Maersk Line's decision to re-establish service from the U.S. West Coast to North Europe is good news for most shippers in a trade lane that exporters and importers say is underserved by ocean carriers.
"This will be totally positive, as long as their freight rates are reasonable," said Robert Coleman, president of Total Logistics Resource Inc., a forwarder and customs broker in Portland, Ore.
A handful of carriers offer regular service in the trade lane, including Orient Overseas Container Line, Hapag-Lloyd, NYK Line, Mediterranean Shipping Co. and Evergreen Marine Corp., although some of the lines participate in vessel-sharing arrangements so the number of weekly services is limited.
"Space is limited, and you can't always get equipment," said Bob Weiss, an independent administrator of the Food Shippers Association of North America in Bellevue, Wash.
The Agriculture Transportation Coalition recently completed a series of workshops on the West Coast, and AgTC's members stressed the need for more all-water service between West Coast ports and North Europe, said Peter Friedmann, president of the shippers group.
Maersk discontinued its Europe-U.S. West Coast service in 2003. The carrier just re-entered the trade by revising its TA3 service. The pendulum service calls at East Coast ports before passing through the Panama Canal to call at Los Angeles and Oakland, said Gordon Dorsey, a Maersk spokesman.
Cargo volumes are small compared to other east-west trade routes, so carriers usually include their Europe-U.S. West Coast service as part of a pendulum or round-the-world service, and they do not reserve much space on the vessels for West Coast cargoes.
Shippers have the option of moving their cargo by rail to East Coast ports where there is more frequent service to Europe, but intermodal rates tend to be costly, Weiss said. The same goes for exporters in the Pacific Northwest who ship intermodally on the Canadian railroads, he added.

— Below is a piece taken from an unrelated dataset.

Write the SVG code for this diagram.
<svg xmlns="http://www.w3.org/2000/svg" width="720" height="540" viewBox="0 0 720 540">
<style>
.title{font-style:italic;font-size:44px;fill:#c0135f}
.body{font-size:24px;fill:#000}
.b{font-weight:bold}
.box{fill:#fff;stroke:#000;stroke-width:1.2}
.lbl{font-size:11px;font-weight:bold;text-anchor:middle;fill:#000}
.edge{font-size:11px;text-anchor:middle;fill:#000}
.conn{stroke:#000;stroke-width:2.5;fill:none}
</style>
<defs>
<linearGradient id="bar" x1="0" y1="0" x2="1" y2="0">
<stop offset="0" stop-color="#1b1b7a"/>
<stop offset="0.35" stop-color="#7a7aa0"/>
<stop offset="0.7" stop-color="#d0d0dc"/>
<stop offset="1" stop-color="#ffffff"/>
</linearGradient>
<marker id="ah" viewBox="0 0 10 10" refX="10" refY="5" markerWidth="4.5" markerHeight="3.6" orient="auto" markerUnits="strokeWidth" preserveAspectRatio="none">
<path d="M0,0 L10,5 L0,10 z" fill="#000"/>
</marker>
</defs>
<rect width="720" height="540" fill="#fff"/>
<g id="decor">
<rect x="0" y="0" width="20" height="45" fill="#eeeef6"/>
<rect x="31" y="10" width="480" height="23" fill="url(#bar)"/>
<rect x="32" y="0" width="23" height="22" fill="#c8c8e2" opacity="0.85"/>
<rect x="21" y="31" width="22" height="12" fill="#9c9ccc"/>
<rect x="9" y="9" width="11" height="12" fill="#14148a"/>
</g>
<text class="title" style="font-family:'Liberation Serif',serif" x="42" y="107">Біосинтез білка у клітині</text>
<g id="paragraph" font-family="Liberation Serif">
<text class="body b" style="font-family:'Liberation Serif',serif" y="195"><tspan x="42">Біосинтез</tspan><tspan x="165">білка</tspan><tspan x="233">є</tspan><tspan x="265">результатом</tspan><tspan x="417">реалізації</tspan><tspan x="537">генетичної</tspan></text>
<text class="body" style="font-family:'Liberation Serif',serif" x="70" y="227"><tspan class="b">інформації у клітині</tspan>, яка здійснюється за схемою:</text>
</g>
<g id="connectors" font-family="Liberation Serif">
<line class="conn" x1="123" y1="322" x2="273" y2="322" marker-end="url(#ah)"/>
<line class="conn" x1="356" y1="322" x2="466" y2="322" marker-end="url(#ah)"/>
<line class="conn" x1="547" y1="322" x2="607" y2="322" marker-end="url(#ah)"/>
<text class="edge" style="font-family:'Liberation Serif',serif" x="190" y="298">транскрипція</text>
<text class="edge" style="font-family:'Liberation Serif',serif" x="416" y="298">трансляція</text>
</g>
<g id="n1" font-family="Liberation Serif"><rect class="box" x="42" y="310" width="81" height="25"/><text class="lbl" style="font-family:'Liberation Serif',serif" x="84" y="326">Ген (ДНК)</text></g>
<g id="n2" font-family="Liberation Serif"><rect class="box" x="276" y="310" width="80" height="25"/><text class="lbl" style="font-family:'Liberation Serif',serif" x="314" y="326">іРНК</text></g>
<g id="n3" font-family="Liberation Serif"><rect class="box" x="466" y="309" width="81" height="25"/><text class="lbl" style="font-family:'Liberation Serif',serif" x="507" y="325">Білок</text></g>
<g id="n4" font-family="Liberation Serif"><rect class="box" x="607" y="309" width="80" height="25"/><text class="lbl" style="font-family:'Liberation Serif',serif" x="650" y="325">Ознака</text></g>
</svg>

Because of the shortage of direct all-water service, freight rates on all-water services between the West Coast and North Europe can be two or three times the rates on the heavily traveled routes between the West Coast and Asia.
Space constraints on all-water services are a special concern to shippers of some products, such as wine, that do not lend themselves well to rail transport, Coleman said. Breakage is a problem, and wine that is not shipped in insulated containers can be affected by temperature variations.
The trade is also marked by a requirement for more refrigerated capacity, especially from the Pacific Northwest, Weiss added. Shippers there export frozen vegetables and juice concentrates, but all-water capacity from the Pacific North-west to Europe is even less than from California, he said.